The Opposition agrees that procedures will be simplified if the officer who holds a direction under the Public Service Act and regulations to perform the duties of the office is able to exercise and perform the statutory powers and functions that form part of those duties without requiring a separate direction by the Governor-General. In view of the creation of new departments and the change in name of other departments that has occurred since the lists of departments and Permanent Heads of departments in the Second and Third Schedules to the Public Services Act were last amended, the Opposition considers that the amendments in the Bill updating these Schedules is both appropriate and timely.

Although the Opposition supports the terms of the Bill before the House we wish to outline our strongest objection to 2 aspects of the Government's administration of the Public Service. Firstly, I refer to the Government's use of the Public Service as a pacesetter in the determination of wages and salaries. The Opposition believes that terms and conditions of employment in the Public Service should in all aspects be competitive with conditions generally applicable throughout the community. We believe that the Government must be an enlightened and progressive employer and that there is no reason why it should lag behind the general community in terms of management policy. However, it is quite contrary to the public interest for the Government to use the Public Service as a tool to increase terms and conditions of employment in other areas. Repeated statements by Ministers of this Government have demonstrated that the pacesetter principle, already manifest by legislative and administrative actions, is to be pursued as a matter of Government policy. The Opposition completely rejects this policy and we regard its application as detrimental to the national interest and contrary to the established principle that the Public Service should not be used for the political objectives of governments. Secondly, the Government has on a number of occasions sought to interfere with the traditional and long established independence of the Public Service Board. There has been abundant evidence of the Government's overt desire to politicise the activities and policy of the Public Service Board. The Minister for Labour (Mr Clyde Cameron) in particular has sought to coerce the Board on a number of very significant issues. On 15 May the Minister made this statement in this House:

To me it is outrageous that the Commonwealth Public Service should seek to take advantage of the phasing in period which the Conciliation and Arbitration Commission gave to private employers for the purpose of introducing equal pay for the sexes. What right has a government instrumentality like the Public Service Board to treat itself as the spearhead of employer attack upon employees and trade unions? It has absolutely no right to play that sort of role in the affairs of the nation.

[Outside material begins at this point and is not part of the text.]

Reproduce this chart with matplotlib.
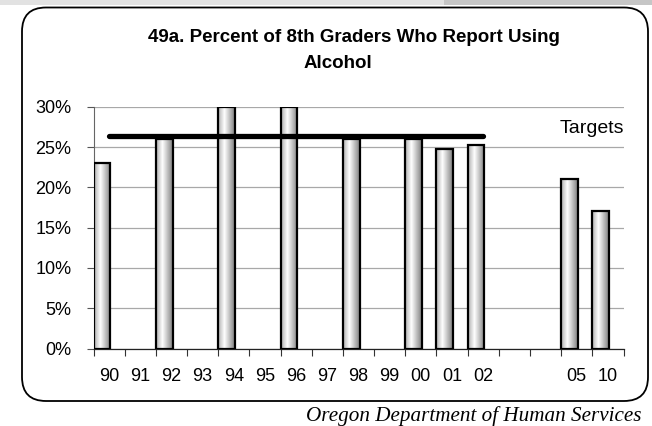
import numpy as np
import matplotlib
matplotlib.use("Agg")
import matplotlib.pyplot as plt
from matplotlib.patches import FancyBboxPatch, Rectangle

# ---------------- data ----------------
year_labels = ['90', '91', '92', '93', '94', '95', '96', '97', '98', '99',
               '00', '01', '02', '', '', '05', '10']
percent_values = [23, None, 26, None, 30, None, 30, None, 26, None,
                  26, 24.8, 25.2, None, None, 21, 17]
target_from, target_to = '90', '02'
target_value = 26.4
y_ticks = [0, 5, 10, 15, 20, 25, 30]
y_tick_labels = ['0%', '5%', '10%', '15%', '20%', '25%', '30%']
title_line1 = '49a. Percent of 8th Graders Who Report Using'
title_line2 = 'Alcohol'
target_label = 'Targets'
source_text = 'Oregon Department of Human Services'

# ---------------- figure ----------------
plt.rcParams['font.family'] = ['Liberation Sans', 'DejaVu Sans']
W, H = 652, 426
fig = plt.figure(figsize=(W / 100, H / 100), dpi=100)
fig.patch.set_facecolor('white')

# background layer in pixel units
bg = fig.add_axes([0, 0, 1, 1], zorder=0)
bg.set_xlim(0, W)
bg.set_ylim(H, 0)
bg.axis('off')
bg.add_patch(Rectangle((0, 0), W, 5, facecolor='#e2e2e2', edgecolor='none'))
bg.add_patch(Rectangle((444, 0), W - 444, 5, facecolor='#c6c6c6', edgecolor='none'))
bg.add_patch(FancyBboxPatch((22, 7.5), 626, 393.5,
                            boxstyle='round,pad=0,rounding_size=24',
                            facecolor='white', edgecolor='black', linewidth=1.3))
bg.text(354, 38, title_line1, ha='center', va='center', fontsize=13.5,
        fontweight='bold')
bg.text(338, 63, title_line2, ha='center', va='center', fontsize=13.5,
        fontweight='bold')
bg.text(641, 421, source_text, ha='right', va='baseline', fontsize=15.2,
        style='italic', family=['Liberation Serif', 'DejaVu Serif'])

# main axes
left, right = 93.5 / W, 623.5 / W
bottom, top = 1 - 348.5 / H, 1 - 106.7 / H
ax = fig.add_axes([left, bottom, right - left, top - bottom], zorder=1)
ax.patch.set_alpha(0)

n = len(year_labels)
bar_w = 0.535
xs = np.arange(n)

# gradient (cylinder-like shading)
g = np.linspace(0, 1, 64)
shade = np.interp(g, [0, 0.38, 1.0], [0.68, 1.0, 0.5])
grad = np.tile(shade, (2, 1))

for i, v in enumerate(percent_values):
    if v is None:
        continue
    b = ax.bar(xs[i], v, width=bar_w, align='edge', facecolor='none',
               edgecolor='black', linewidth=1.6, zorder=4)[0]
    im = ax.imshow(grad, extent=[xs[i], xs[i] + bar_w, 0, v], aspect='auto',
                   cmap='gray', vmin=0, vmax=1, zorder=3, interpolation='bilinear')
    im.set_clip_path(b)

# target line
i0 = year_labels.index(target_from) + 0.5
i1 = year_labels.index(target_to) + 0.5
ax.plot([i0, i1], [target_value, target_value], color='black', linewidth=3.8,
        solid_capstyle='round', zorder=5)
ax.text(16.0, 27.25, target_label, ha='center', va='center', fontsize=14)

ax.set_xlim(0, n)
ax.set_ylim(0, 30)

# y axis
ax.set_yticks(y_ticks)
ax.set_yticklabels(y_tick_labels, fontsize=13)
ax.tick_params(axis='y', direction='out', length=5, width=0.8, color='#555555',
               pad=11)
ax.yaxis.grid(True, color='#a8a8a8', linewidth=0.9)
ax.set_axisbelow(True)

# x axis: tick marks on boundaries, labels at centers
ax.set_xticks(np.arange(n + 1))
ax.set_xticklabels([])
ax.set_xticks(xs + 0.5, minor=True)
ax.set_xticklabels(year_labels, minor=True, fontsize=13)
ax.tick_params(axis='x', which='major', direction='out', length=5, width=0.8,
               color='#333333')
ax.tick_params(axis='x', which='minor', length=0, pad=14)

for s in ['top', 'right']:
    ax.spines[s].set_visible(False)
ax.spines['left'].set_color('#666666')
ax.spines['left'].set_linewidth(0.8)
ax.spines['bottom'].set_color('#222222')
ax.spines['bottom'].set_linewidth(0.9)

fig.savefig('out.png', dpi=100)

The Minister later in his speech made it clear that he intended his remarks as a threat to the Board. He said: - but I hope that the Public Service Board is listening. I will send it a copy of my speech, which is the best way to make representations. I hope that the Board will take note of what I have Just said.

They are the words of the Minister for Labour speaking in this House. He is a senior member of the Cabinet. They demonstrate full well that the Government has a very misconceived view of the statutory role of the Public Service Board. It performs in the national interest a more significant role than that of a mere arm of government, as the Minister for Labour would lead this House to believe. It derives its independence from the belief that no government can operate without certain restraints. The Opposition adheres to the principles and precepts which govern the statutory role of the Public Service Board. In this House and in the Senate we will take strong action to protect that role, as we have already done during this session. Whilst we have those strong reservations concerning 2 aspects of the Government's administration of the Public Service, the Opposition supports the Bill for the reasons I have mentioned to the House.